WHAT YOU ARE ASKED TO DO:
Copy all the data exactly, except the pictures.

SUPPLIED DATA:
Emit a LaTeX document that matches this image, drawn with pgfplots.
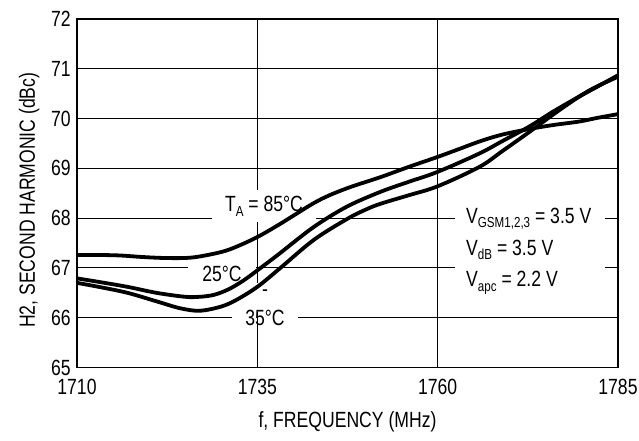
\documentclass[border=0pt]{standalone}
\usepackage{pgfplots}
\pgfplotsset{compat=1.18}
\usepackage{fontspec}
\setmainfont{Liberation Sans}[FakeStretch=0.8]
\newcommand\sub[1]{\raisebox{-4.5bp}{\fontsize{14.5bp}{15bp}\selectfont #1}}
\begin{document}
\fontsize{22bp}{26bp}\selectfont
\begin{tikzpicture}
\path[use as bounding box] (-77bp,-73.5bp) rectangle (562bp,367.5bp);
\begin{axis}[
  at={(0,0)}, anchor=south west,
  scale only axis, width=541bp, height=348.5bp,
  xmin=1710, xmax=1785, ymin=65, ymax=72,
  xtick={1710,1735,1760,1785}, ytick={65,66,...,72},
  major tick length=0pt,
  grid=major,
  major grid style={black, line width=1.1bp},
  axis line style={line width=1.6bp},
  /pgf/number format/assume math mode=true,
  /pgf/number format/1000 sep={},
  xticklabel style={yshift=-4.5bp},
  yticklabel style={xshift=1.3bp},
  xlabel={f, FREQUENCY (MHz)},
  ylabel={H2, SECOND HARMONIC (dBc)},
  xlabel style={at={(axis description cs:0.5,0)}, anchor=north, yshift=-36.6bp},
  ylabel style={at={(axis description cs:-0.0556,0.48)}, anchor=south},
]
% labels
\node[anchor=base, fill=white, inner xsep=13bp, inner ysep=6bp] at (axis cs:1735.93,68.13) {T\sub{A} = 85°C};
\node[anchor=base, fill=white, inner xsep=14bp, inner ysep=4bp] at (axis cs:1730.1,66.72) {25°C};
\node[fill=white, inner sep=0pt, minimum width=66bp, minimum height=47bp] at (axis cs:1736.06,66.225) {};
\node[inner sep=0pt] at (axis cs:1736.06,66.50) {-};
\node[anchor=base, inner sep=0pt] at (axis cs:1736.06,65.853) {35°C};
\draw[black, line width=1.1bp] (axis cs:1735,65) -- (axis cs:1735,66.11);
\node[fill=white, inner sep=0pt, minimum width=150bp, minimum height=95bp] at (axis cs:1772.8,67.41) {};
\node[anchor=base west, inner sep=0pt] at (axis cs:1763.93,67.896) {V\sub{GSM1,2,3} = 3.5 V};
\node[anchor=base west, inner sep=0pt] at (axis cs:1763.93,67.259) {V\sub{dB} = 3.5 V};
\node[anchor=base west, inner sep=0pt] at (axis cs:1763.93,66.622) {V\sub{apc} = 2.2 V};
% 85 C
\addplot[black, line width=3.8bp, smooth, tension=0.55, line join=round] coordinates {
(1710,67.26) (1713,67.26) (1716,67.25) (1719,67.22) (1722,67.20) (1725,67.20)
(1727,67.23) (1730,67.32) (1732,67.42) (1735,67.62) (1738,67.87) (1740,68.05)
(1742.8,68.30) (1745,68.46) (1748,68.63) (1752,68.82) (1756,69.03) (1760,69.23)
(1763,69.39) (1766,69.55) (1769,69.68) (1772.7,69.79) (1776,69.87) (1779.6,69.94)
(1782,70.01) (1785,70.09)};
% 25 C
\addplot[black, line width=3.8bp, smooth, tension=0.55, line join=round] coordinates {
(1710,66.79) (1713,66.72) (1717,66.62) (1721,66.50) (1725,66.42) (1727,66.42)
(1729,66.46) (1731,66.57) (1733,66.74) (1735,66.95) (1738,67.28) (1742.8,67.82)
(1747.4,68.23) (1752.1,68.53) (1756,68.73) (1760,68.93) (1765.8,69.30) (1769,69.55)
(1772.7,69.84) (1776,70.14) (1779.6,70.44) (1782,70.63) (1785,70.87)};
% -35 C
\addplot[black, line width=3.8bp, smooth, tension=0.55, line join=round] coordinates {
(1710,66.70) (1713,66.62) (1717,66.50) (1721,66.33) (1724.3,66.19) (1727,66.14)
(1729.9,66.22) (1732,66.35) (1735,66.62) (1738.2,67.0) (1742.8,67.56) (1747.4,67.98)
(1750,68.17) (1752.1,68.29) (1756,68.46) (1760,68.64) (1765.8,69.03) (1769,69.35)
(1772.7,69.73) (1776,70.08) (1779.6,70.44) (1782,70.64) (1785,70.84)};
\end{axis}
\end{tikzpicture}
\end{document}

EXERCISE RESULT:
Emit a LaTeX document that matches this image, drawn with pgfplots.
\documentclass[border=0pt]{standalone}
\usepackage{pgfplots}
\pgfplotsset{compat=1.18}
\usepackage{fontspec}
\setmainfont{Liberation Sans}[FakeStretch=0.8]
\newcommand\sub[1]{\raisebox{-4.5bp}{\fontsize{14.5bp}{15bp}\selectfont #1}}
\begin{document}
\fontsize{22bp}{26bp}\selectfont
\begin{tikzpicture}
\path[use as bounding box] (-77bp,-73.5bp) rectangle (562bp,367.5bp);
\begin{axis}[
  at={(0,0)}, anchor=south west,
  scale only axis, width=541bp, height=348.5bp,
  xmin=1710, xmax=1785, ymin=65, ymax=72,
  xtick={1710,1735,1760,1785}, ytick={65,66,...,72},
  major tick length=0pt,
  grid=major,
  major grid style={black, line width=1.1bp},
  axis line style={line width=1.6bp},
  /pgf/number format/assume math mode=true,
  /pgf/number format/1000 sep={},
  xticklabel style={yshift=-4.5bp},
  yticklabel style={xshift=1.3bp},
  xlabel={f, FREQUENCY (MHz)},
  ylabel={H2, SECOND HARMONIC (dBc)},
  xlabel style={at={(axis description cs:0.5,0)}, anchor=north, yshift=-36.6bp},
  ylabel style={at={(axis description cs:-0.0556,0.48)}, anchor=south},
]
% labels
\node[anchor=base, fill=white, inner xsep=13bp, inner ysep=6bp] at (axis cs:1735.93,68.13) {T\sub{A} = 85°C};
\node[anchor=base, fill=white, inner xsep=14bp, inner ysep=4bp] at (axis cs:1730.1,66.72) {25°C};
\node[fill=white, inner sep=0pt, minimum width=66bp, minimum height=47bp] at (axis cs:1736.06,66.225) {};
\node[inner sep=0pt] at (axis cs:1736.06,66.50) {-};
\node[anchor=base, inner sep=0pt] at (axis cs:1736.06,65.853) {35°C};
\draw[black, line width=1.1bp] (axis cs:1735,65) -- (axis cs:1735,66.11);
\node[fill=white, inner sep=0pt, minimum width=150bp, minimum height=95bp] at (axis cs:1772.8,67.41) {};
\node[anchor=base west, inner sep=0pt] at (axis cs:1763.93,67.896) {V\sub{GSM1,2,3} = 3.5 V};
\node[anchor=base west, inner sep=0pt] at (axis cs:1763.93,67.259) {V\sub{dB} = 3.5 V};
\node[anchor=base west, inner sep=0pt] at (axis cs:1763.93,66.622) {V\sub{apc} = 2.2 V};
% 85 C
\addplot[black, line width=3.8bp, smooth, tension=0.55, line join=round] coordinates {
(1710,67.26) (1713,67.26) (1716,67.25) (1719,67.22) (1722,67.20) (1725,67.20)
(1727,67.23) (1730,67.32) (1732,67.42) (1735,67.62) (1738,67.87) (1740,68.05)
(1742.8,68.30) (1745,68.46) (1748,68.63) (1752,68.82) (1756,69.03) (1760,69.23)
(1763,69.39) (1766,69.55) (1769,69.68) (1772.7,69.79) (1776,69.87) (1779.6,69.94)
(1782,70.01) (1785,70.09)};
% 25 C
\addplot[black, line width=3.8bp, smooth, tension=0.55, line join=round] coordinates {
(1710,66.79) (1713,66.72) (1717,66.62) (1721,66.50) (1725,66.42) (1727,66.42)
(1729,66.46) (1731,66.57) (1733,66.74) (1735,66.95) (1738,67.28) (1742.8,67.82)
(1747.4,68.23) (1752.1,68.53) (1756,68.73) (1760,68.93) (1765.8,69.30) (1769,69.55)
(1772.7,69.84) (1776,70.14) (1779.6,70.44) (1782,70.63) (1785,70.87)};
% -35 C
\addplot[black, line width=3.8bp, smooth, tension=0.55, line join=round] coordinates {
(1710,66.70) (1713,66.62) (1717,66.50) (1721,66.33) (1724.3,66.19) (1727,66.14)
(1729.9,66.22) (1732,66.35) (1735,66.62) (1738.2,67.0) (1742.8,67.56) (1747.4,67.98)
(1750,68.17) (1752.1,68.29) (1756,68.46) (1760,68.64) (1765.8,69.03) (1769,69.35)
(1772.7,69.73) (1776,70.08) (1779.6,70.44) (1782,70.64) (1785,70.84)};
\end{axis}
\end{tikzpicture}
\end{document}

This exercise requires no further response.